Sorry. Not buying this. Why is it impossible to believe that some of us are not looking for validation from others for our appearance?
I am not wearing a cute outfit because I am hoping "Mr. Right" or "Right Now" is strolling by and will notice my well coordinated outfit. I am not walking out to fish for compliments from randos on the street, or even my friends.
I am look for approval from one special person. Me. And as long as I approve, then I can put my best face forward to take on the day, and that's the goal of dressing for yourself.
I wasted way too much time caring about what everyone else thinks.
Well, yeah I dress for others, within the parameters of dressing for myself. I know what my husband finds appealing so I wear those things.... that meet what I like and what he likes. EVERY time?... no. At work, I wear my version of what is appropriate for that.

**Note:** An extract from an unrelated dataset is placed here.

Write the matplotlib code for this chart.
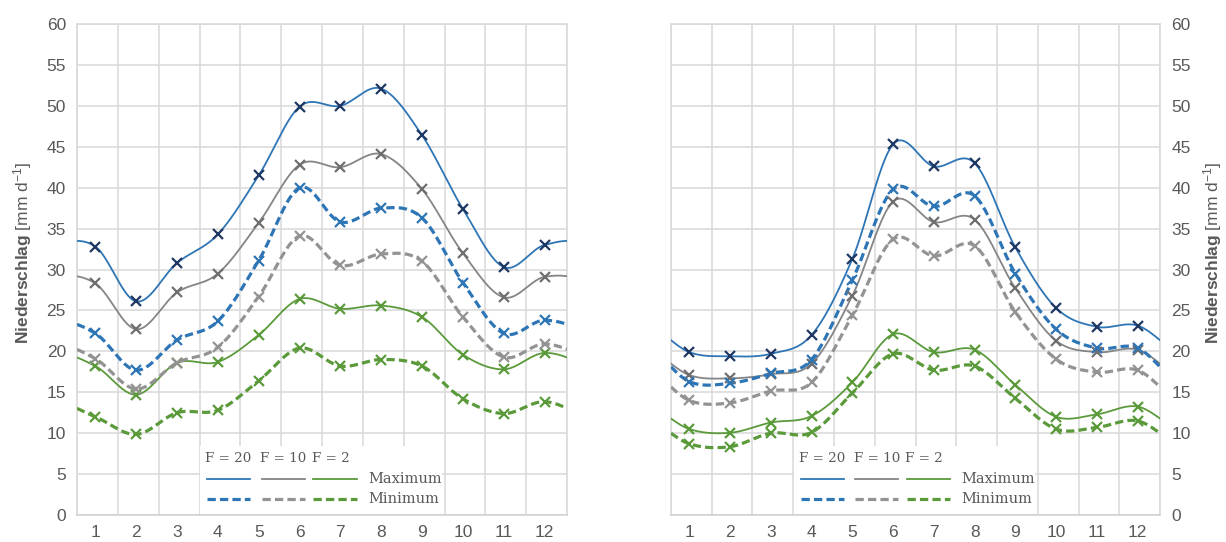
import numpy as np
import matplotlib
matplotlib.use("Agg")
import matplotlib.pyplot as plt
from matplotlib.patches import Rectangle
from matplotlib.lines import Line2D

plt.rcParams["font.family"] = ["Liberation Sans", "DejaVu Sans"]
plt.rcParams["mathtext.fontset"] = "custom"
plt.rcParams["mathtext.rm"] = "Liberation Sans"
plt.rcParams["mathtext.bf"] = "Liberation Sans:bold"
plt.rcParams["mathtext.it"] = "Liberation Sans:italic"

months = np.arange(1, 13)
y_ticks = np.arange(0, 61, 5)

# left panel (values in mm/d)
left_f20_max = [32.8, 26.1, 30.8, 34.3, 41.5, 49.9, 50.0, 52.1, 46.4, 37.4, 30.3, 33.0]
left_f10_max = [28.3, 22.7, 27.2, 29.5, 35.7, 42.8, 42.5, 44.1, 39.8, 32.0, 26.6, 29.1]
left_f2_max = [18.2, 14.7, 18.6, 18.7, 22.0, 26.4, 25.2, 25.6, 24.2, 19.6, 17.8, 19.8]
left_f20_min = [22.2, 17.7, 21.4, 23.7, 31.1, 40.0, 35.8, 37.5, 36.3, 28.4, 22.2, 23.8]
left_f10_min = [19.1, 15.4, 18.6, 20.5, 26.7, 34.1, 30.5, 31.9, 31.0, 24.2, 19.3, 20.9]
left_f2_min = [12.0, 9.85, 12.5, 12.8, 16.4, 20.4, 18.2, 19.0, 18.2, 14.2, 12.4, 13.85]

# right panel
right_f20_max = [19.9, 19.4, 19.7, 22.0, 31.3, 45.3, 42.6, 43.0, 32.7, 25.3, 23.0, 23.15]
right_f10_max = [17.1, 16.7, 17.2, 18.5, 26.8, 38.3, 35.8, 36.1, 27.7, 21.3, 19.9, 20.2]
right_f2_max = [10.5, 10.05, 11.3, 12.1, 16.2, 22.1, 19.9, 20.2, 15.9, 12.0, 12.3, 13.25]
right_f20_min = [16.3, 16.1, 17.3, 19.0, 28.7, 39.8, 37.7, 39.0, 29.5, 22.7, 20.4, 20.4]
right_f10_min = [14.0, 13.7, 15.15, 16.2, 24.4, 33.7, 31.65, 32.9, 24.8, 19.05, 17.45, 17.7]
right_f2_min = [8.7, 8.35, 10.0, 10.1, 14.9, 19.7, 17.7, 18.2, 14.25, 10.5, 10.7, 11.5]

legend_cols = ["F = 20", "F = 10", "F = 2"]
legend_rows = ["Maximum", "Minimum"]

BLUE = "#2e75b6"
BLUE_DARK = "#203864"
GRAY = "#858585"
GRAY_DASH = "#939393"
GRAY_MK = "#6f6f6f"
GREEN = "#5b9a3b"
GRID = "#d9d9d9"
TXT = "#595959"

X0, X1 = 0.55, 12.55
DASH = (2.6, 1.3)


# excel-like smoothed line, year wraps around (Dec before Jan, Jan after Dec)
def smooth(values):
    v = np.asarray(values, float)
    ext = np.concatenate([v[-2:], v, v[:2]])
    xs = np.linspace(X0, X1, 800)
    ys = np.empty_like(xs)
    for k, x in enumerate(xs):
        i = min(int(np.floor(x)), 12)
        idx = i + 1
        p0, p1, p2, p3 = ext[idx - 1], ext[idx], ext[idx + 1], ext[idx + 2]
        t = x - i
        m1 = (p2 - p0) / 2
        m2 = (p3 - p1) / 2
        ys[k] = ((2*t**3 - 3*t**2 + 1)*p1 + (t**3 - 2*t**2 + t)*m1
                 + (-2*t**3 + 3*t**2)*p2 + (t**3 - t**2)*m2)
    return xs, ys


def draw_series(ax, values, color, mcolor, dashed):
    xs, ys = smooth(values)
    if dashed:
        ax.plot(xs, ys, color=color, lw=2.3, dashes=DASH, zorder=3)
    else:
        ax.plot(xs, ys, color=color, lw=1.3, zorder=3)
    ax.plot(months, values, ls="none", marker="x", ms=6.5, mew=1.6, color=mcolor, zorder=4)


def draw_legend(ax):
    ax.add_patch(Rectangle((0.251, 0.002), 0.494, 0.138, transform=ax.transAxes,
                           facecolor="white", edgecolor="none", zorder=1))
    colors = [BLUE, GRAY, GREEN]
    dcolors = [BLUE, GRAY_DASH, GREEN]
    xs = [(0.265, 0.353), (0.377, 0.465), (0.482, 0.571)]
    for (a, b), c, dc, lab in zip(xs, colors, dcolors, legend_cols):
        ax.text(a - 0.003, 0.116, lab, transform=ax.transAxes, family="DejaVu Serif",
                fontsize=9.7, color=TXT, va="center", ha="left", zorder=5)
        ax.add_artist(Line2D([a, b], [0.073, 0.073], transform=ax.transAxes,
                             color=c, lw=1.3, zorder=5))
        ax.add_artist(Line2D([a, b], [0.033, 0.033], transform=ax.transAxes,
                             color=dc, lw=2.3, dashes=DASH, zorder=5))
    for y, lab in zip([0.073, 0.033], legend_rows):
        ax.text(0.594, y, lab, transform=ax.transAxes, family="DejaVu Serif",
                fontsize=10.5, color=TXT, va="center", ha="left", zorder=5)


def setup_axes(ax, right=False):
    ax.set_xlim(X0, X1)
    ax.set_ylim(0, 60)
    ax.set_xticks(months)
    ax.set_xticks(np.arange(X0, X1 + 0.01, 1), minor=True)
    ax.set_yticks(y_ticks)
    ax.grid(True, which="minor", axis="x", color=GRID, lw=1.1)
    ax.grid(True, which="major", axis="y", color=GRID, lw=1.1)
    ax.set_axisbelow(True)
    for s in ax.spines.values():
        s.set_color(GRID)
        s.set_linewidth(1.1)
    ax.spines["bottom"].set_color("#cfcfcf")
    ax.tick_params(which="both", length=0, labelsize=12.5, labelcolor=TXT)
    ax.tick_params(axis="x", pad=7)
    ax.tick_params(axis="y", pad=8)
    label = r"$\mathbf{Niederschlag}$ [mm d$^{-1}$]"
    if right:
        ax.yaxis.tick_right()
        ax.yaxis.set_label_position("right")
        ax.set_ylabel(label, fontsize=12.5, color=TXT, rotation=90)
        ax.yaxis.set_label_coords(1.084, 0.534)
    else:
        ax.set_ylabel(label, fontsize=12.5, color=TXT)
        ax.yaxis.set_label_coords(-0.087, 0.534)


fig = plt.figure(figsize=(12.26, 5.42), dpi=100)
ax1 = fig.add_axes([0.0628, 0.0498, 0.3997, 0.9059])
ax2 = fig.add_axes([0.5473, 0.0498, 0.3989, 0.9059])

panels = [
    (ax1, False, [left_f20_max, left_f10_max, left_f2_max],
     [left_f20_min, left_f10_min, left_f2_min]),
    (ax2, True, [right_f20_max, right_f10_max, right_f2_max],
     [right_f20_min, right_f10_min, right_f2_min]),
]

for ax, right, maxes, mins in panels:
    setup_axes(ax, right)
    draw_series(ax, maxes[0], BLUE, BLUE_DARK, False)
    draw_series(ax, maxes[1], GRAY, GRAY_MK, False)
    draw_series(ax, maxes[2], GREEN, GREEN, False)
    draw_series(ax, mins[0], BLUE, BLUE, True)
    draw_series(ax, mins[1], GRAY_DASH, GRAY_DASH, True)
    draw_series(ax, mins[2], GREEN, GREEN, True)
    draw_legend(ax)

fig.savefig("out.png", dpi=100)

Honestly, if I totally dressed for myself, I would leave the house in sweats and tennies everyday, I would only dress for ultimate comfort. But how I dress affects how I feel, and I like to look nice. How I dress, and how I look shows the world a quick glimpse of who I am.

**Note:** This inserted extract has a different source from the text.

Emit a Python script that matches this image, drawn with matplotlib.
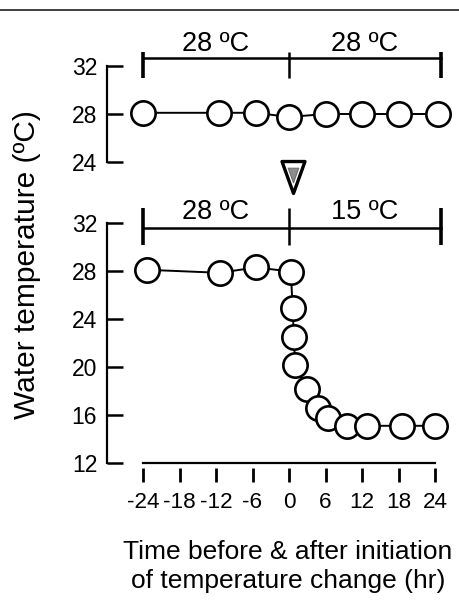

It took me YEARS, but I can apply cat eye liquid eyeliner without a mirror It also helps if you have a few friends who are either models or makeup artists...they taught me a lot. I still prefer a classic look though, liquid eyeliner on top, charcoal lining the bottom lid and deep red lipstick. Takes me about 5 minutes to put on and I don't think it will ever go out of style.
I'm impressed ! BTW, do you have a favorite red lipstick?

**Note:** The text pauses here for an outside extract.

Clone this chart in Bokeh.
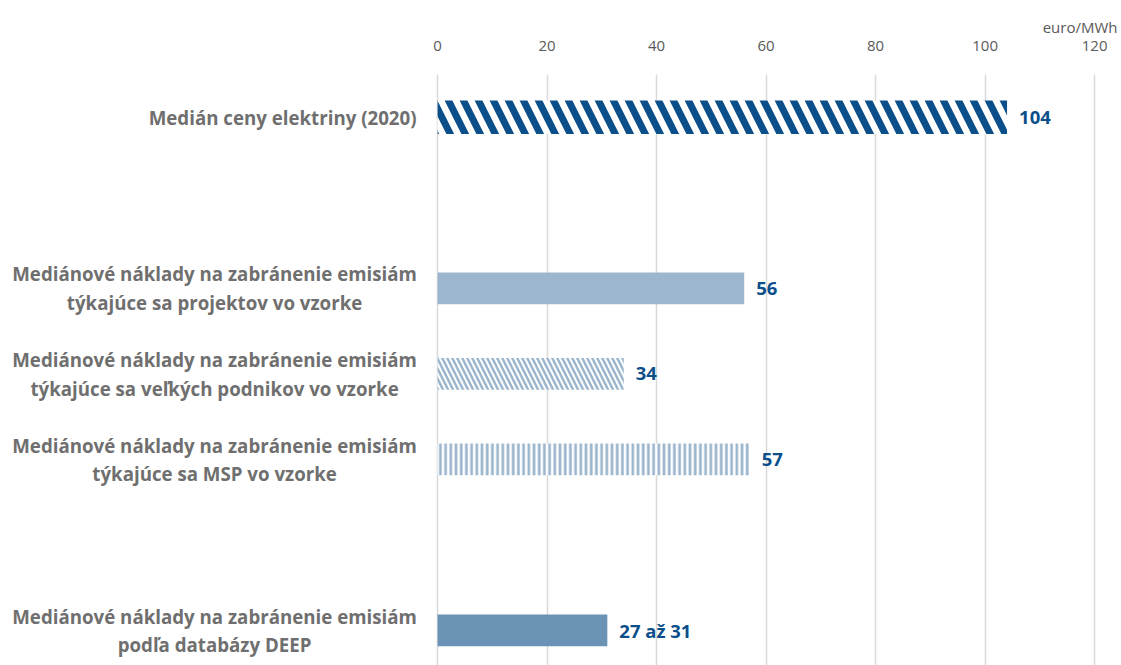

I'm married to a man who thinks I'm beautiful when I wake up, bleary-eyed with no makeup and a bird's nest on my head. I work in a quasi-academic environment where the intellectual is valued far above the superficial, and most of my coworkers dress accordingly. My friends are relatively unconcerned with style, and I don't need or relish the approval of strangers--in fact, I'm introverted to the extent that even positive attention is uncomfortable.
But I'm also someone who seeks out beauty in every part of life. I have a visual-artistic streak that does not have an outlet in my day job, and my clothes are an expression of my aesthetic preferences in the same way that my home is. And I've spent many years in Europe, where men and women alike tend to dress more elegantly and intentionally than they do here.
Briefly, I dress well not because I like attention, but because my desire for beauty everywhere exceeds my wish to be invisible.
You already said you won't believe a word, and you'll probably call me pretentious on top of it, but there you go. That's my reason.
That means on a subconscious level you dressed differently based on other influences.
No, I know exactly why I was doing it. I like experimenting with different styles but when you live in a podunk cowtown it can cause more issues than it's worth. I really enjoyed dressing up for work, even when I knew I wouldn't see a single soul the entire day.
Quote:
Originally Posted by ellemint
I'm impressed ! BTW, do you have a favorite red lipstick?
I tend to mix them because it's hard to find a color that matches my skin right. Either they're too orange or too blue... I actually use small petri dishes (nerd, I know) and melt different shades together until I get one I like, then I use a brush to apply it. Kind of a pain in the butt when you're going out, but I usually have a few regular shades on me for touch ups.
Surprisingly, the cheaper ones have held up the best.
No, I know exactly why I was doing it. I like experimenting with different styles but when you live in a podunk cowtown it can cause more issues than it's worth. I really enjoyed dressing up for work, even when I knew I wouldn't see a single soul the entire day.
But you admitted you needed to change your style to suit others, by "fitting in." That's still an example of dressing for others or caring what others think.